Key Decisions for Investors

  • Establish a 2.5% portfolio long in RTX and 2.5% in LMT (total 5%) sized for 3–9 months targeting 15–30% upside; set stop-loss at -12% and take-profit tier at +20% to lock gains if geopolitical headlines stabilize.
  • Allocate 3% long to XOM or CVX for 3–6 months to capture crude risk premia; hedge 25% of position cost with 3-month Brent call spreads (buy 1 strike, sell higher strike) to limit max loss to ~50% of premium paid.

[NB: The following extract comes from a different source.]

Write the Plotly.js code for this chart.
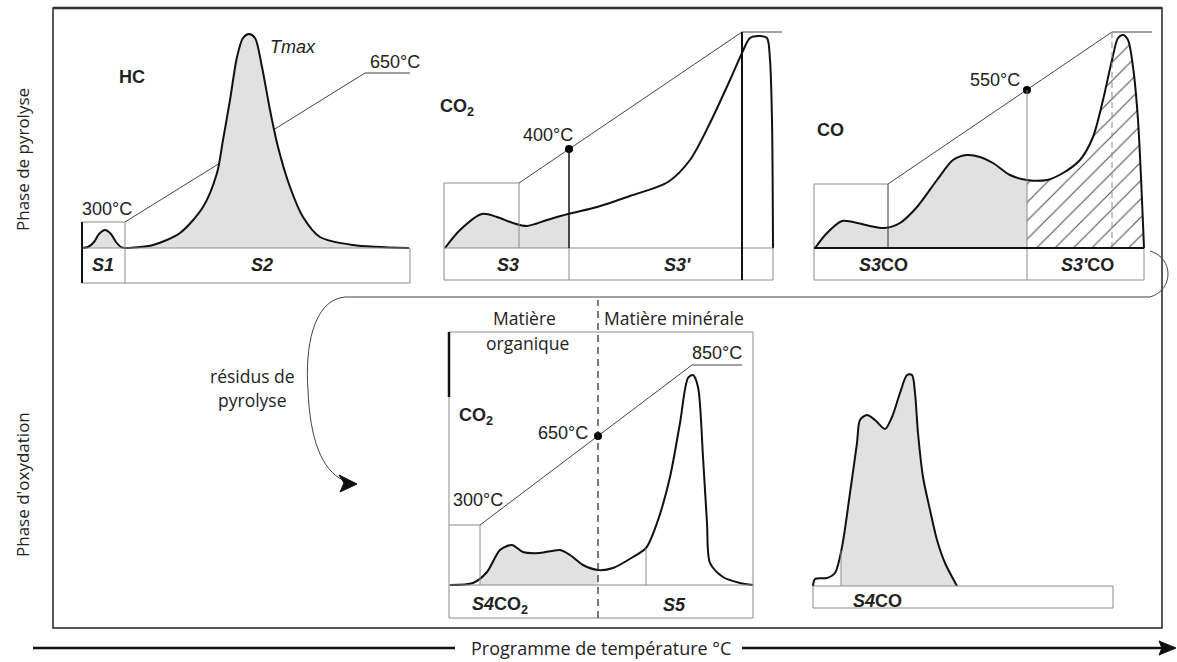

  • Initiate a 1.5% short position in UAL (or 1.5% short airline basket) for 1–3 months to capture fuel-cost pressure; cover if Brent falls >10% from current levels or if oil volatility (OVX) drops below 30.
  • Buy a 1% notional 3-month put spread on EMB (EM bond ETF) as insurance against EM credit widening >50bp; alternative: long 1–2% TLT to hedge equity drawdowns if 10y yield falls >20bp.
  • Deploy a 1–2% opportunistic long in GLD or physically backed gold ETF for 3–6 months if conflict news causes >1% daily equity drop or Brent >+$7 from base — target 8–12% rally, exit on stabilization.